Unfortunately, more than a few data lake projects are off track. Data is going in but it’s not coming out, at least not at the pace envisioned. What’s the chokepoint? It tends to be some combination of lack of manageability, data quality and security concerns, performance unpredictability, and shortage of skilled data engineers.
What distinguishes data lakes that are “enterprise class”, i.e., the ones that are built to last and attract hundreds of users and uses? First let’s look at the features that are Table Stakes, i.e., what makes a data lake a data lake. Next we will describe the capabilities that make a first class data lake, one that is built to last.
Hadoop – the open source software framework for distributed storage and distributed processing of very large data sets on computer clusters. The base Apache Hadoop includes contains libraries and utilities needed by other Hadoop modules, HDFS – a distributed file –system that stores data on commodity machines,a resource-management platform for managing computing, and an implementation of the MapReduce programming model for large scale data processing.
Commodity Compute Clusters – whether on premise or cloud Hadoop runs on low cost commodity servers that rack and stack and virtualize. Scaling is easy and inexpensive.

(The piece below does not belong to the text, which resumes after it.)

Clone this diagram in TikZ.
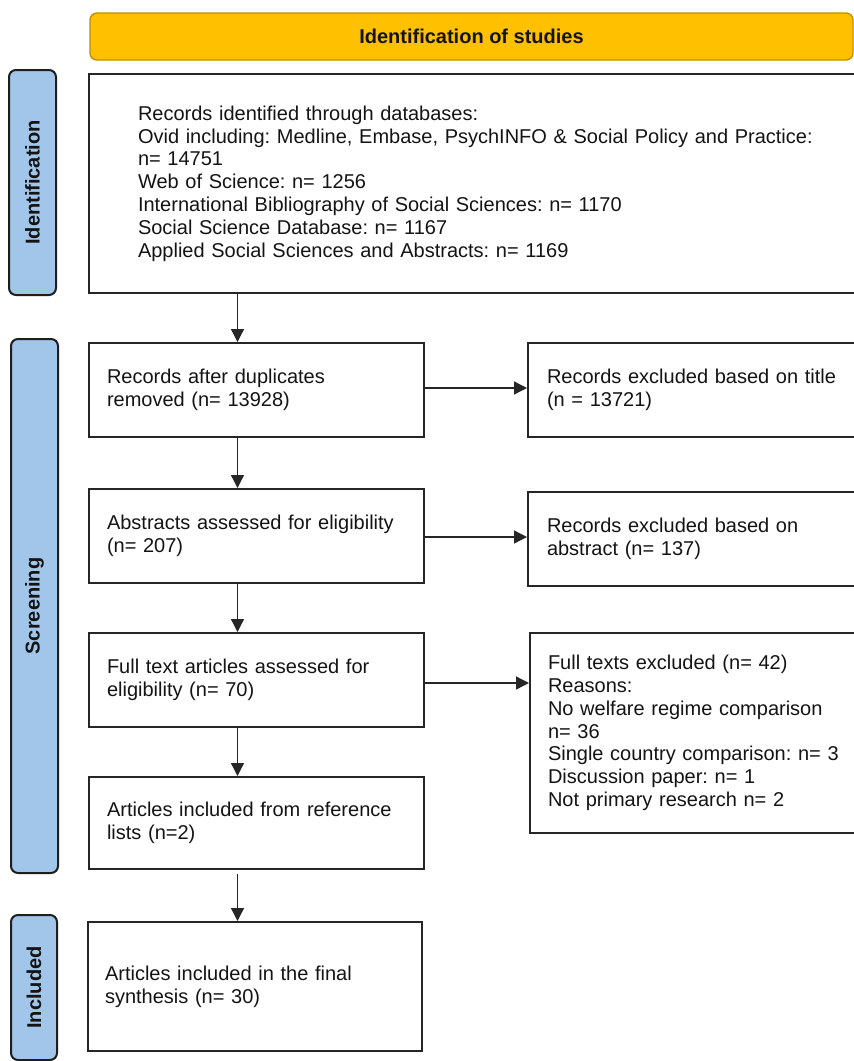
\documentclass[tikz,border=0pt]{standalone}
\usepackage{fontspec}
\setmainfont{Liberation Sans}
\usetikzlibrary{arrows.meta}
\definecolor{hdrfill}{HTML}{FFC000}
\definecolor{hdrdraw}{HTML}{BF9000}
\definecolor{sidefill}{HTML}{A2C6EA}
\definecolor{sidedraw}{HTML}{1E1E1E}
\definecolor{txt}{HTML}{141414}
\tikzset{
  every node/.style={font=\fontsize{20}{22.8}\selectfont, text=txt},
  hdr/.style={draw=hdrdraw, line width=1.4pt, fill=hdrfill, rounded corners=7pt,
    font=\fontsize{20}{22.8}\selectfont\bfseries, inner sep=0pt},
  side/.style={draw=sidedraw, line width=2pt, fill=sidefill, rounded corners=7pt,
    inner sep=0pt},
  sidelabel/.style={rotate=90, font=\fontsize{20}{22.8}\selectfont\bfseries, inner sep=0pt},
  box/.style={draw=black!85, line width=2pt, fill=white, align=left, inner ysep=0pt,
    execute at begin node={\frenchspacing\hyphenpenalty=10000\exhyphenpenalty=10000}},
  arr/.style={draw=black!85, line width=1.3pt, -{Triangle[length=13pt,width=13pt]}}
}
\begin{document}
\begin{tikzpicture}[x=1pt,y=-1pt]
\useasboundingbox (0,0) rectangle (854,1061);
\clip (0,0) rectangle (854,1061);
\fill[white] (0,0) rectangle (854,1061);

% header
\node[hdr, minimum width=763pt, minimum height=47pt] (hdr) at (471.5,36.5) {Identification of studies};

% side bars
\node[side, minimum width=47pt, minimum height=225pt] (sideid) at (32.5,182.5) {};
\node[sidelabel] (sideidl) at (sideid.center) {Identification};
\node[side, minimum width=47pt, minimum height=534pt] (sidescr) at (34.5,606) {};
\node[sidelabel] (sidescrl) at (sidescr.center) {Screening};
\node[side, minimum width=46pt, minimum height=145pt] (sideinc) at (34,987.5) {};
\node[sidelabel] (sideincl) at (sideinc.center) {Included};

% boxes
\node[box, minimum width=811pt, minimum height=219pt, text width=713pt, inner xsep=49pt] (top) at (494.5,183.5)
 {Records identified through databases:\\
  Ovid including: Medline, Embase, PsychINFO \& Social Policy and Practice:\\
  n= 14751\\
  Web of Science: n= 1256\\
  International Bibliography of Social Sciences: n= 1170\\
  Social Science Database: n= 1167\\
  Applied Social Sciences and Abstracts: n= 1169};

\node[box, minimum width=335pt, minimum height=94pt, text width=299pt, inner xsep=18pt] (dup) at (256.5,390)
 {Records after duplicates\\ removed (n= 13928)};
\node[box, minimum width=372pt, minimum height=94pt, text width=334pt, inner xsep=19pt] (title) at (714,390)
 {Records excluded based on title\\ (n = 13721)};

\node[box, minimum width=335pt, minimum height=94pt, text width=299pt, inner xsep=18pt] (abs) at (256.5,536)
 {Abstracts assessed for eligibility\\ (n= 207)};
\node[box, minimum width=372pt, minimum height=94pt, text width=334pt, inner xsep=19pt] (absex) at (714,539)
 {Records excluded based on\\ abstract (n= 137)};

\node[box, minimum width=335pt, minimum height=94pt, text width=299pt, inner xsep=18pt] (full) at (256.5,680)
 {Full text articles assessed for\\ eligibility (n= 70)};
\node[box, minimum width=370pt, minimum height=200pt, text width=334pt, inner xsep=18pt] (fullex) at (715,733)
 {Full texts excluded (n= 42)\\
  Reasons:\\
  No welfare regime comparison\\
  n= 36\\
  Single country comparison: n= 3\\
  Discussion paper: n= 1\\
  Not primary research n= 2};

\node[box, minimum width=335pt, minimum height=92pt, text width=299pt, inner xsep=18pt] (ref) at (256.5,823)
 {Articles included from reference\\ lists (n=2)};

\node[box, minimum width=334pt, minimum height=129pt, text width=300pt, inner xsep=17pt] (final) at (255,986.5)
 {Articles included in the final\\ synthesis (n= 30)};

% connectors
\coordinate (vx) at (237.5,0);
\draw[arr] (top.south -| vx) -- (dup.north -| vx);
\draw[arr] (dup.south -| vx) -- (abs.north -| vx);
\draw[arr] (abs.south -| vx) -- (full.north -| vx);
\draw[arr] (full.south -| vx) -- (ref.north -| vx);
\draw[arr, shorten <=4pt] (ref.south -| vx) -- (final.north -| vx);

\coordinate (h1) at (0,388);
\coordinate (h2) at (0,537);
\coordinate (h3) at (0,683);
\draw[arr] (dup.east |- h1) -- (title.west |- h1);
\draw[arr] (abs.east |- h2) -- (absex.west |- h2);
\draw[arr] (full.east |- h3) -- (fullex.west |- h3);
\end{tikzpicture}
\end{document}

The economics of open source massively parallel software combined with the low cost hardware deliver the promise of intelligent applications on truly big data.
All Data / Raw Data – The data lake design philosophy is to land and store all data in raw format from source systems. Structured enterprise data from operational systems, semi structured machine-generated and web log data, social media data, et al.
Schema’less writes – this point in particular is a break-through. Whereas traditional data warehouses are throttled by time and complexity of data modelling, data lakes land data in source format. Instead of weeks (or worse) data can be gathered and offered up in short order. Schemas are used on read, pushing that analytic or modeling work to analysts.
Open source tools – (e.g., Spark, Pig, Hive, Python, Sqoop, Flume, Map Reduce, R, Kafka, Impala, Yarn, Kite, and many more) the evolving toolkit of programming, querying, and scripting languages and frameworks for ingesting and integrating data, building analytic apps, and accessing data.
If the Table Stakes listed above defines a data landing area, the following differentiate a data lake that is expansible, manageable, and industrial strength:
Defined Data and Refined Data – where data lakes contain raw data, advanced lakes contain Defined and Refined data as well. Defined Data has a schema, and that schema is registered in Hadoop’s Hcatalog. Since most data comes from source systems with structured schemas, it’s infinitely practical to leverage those.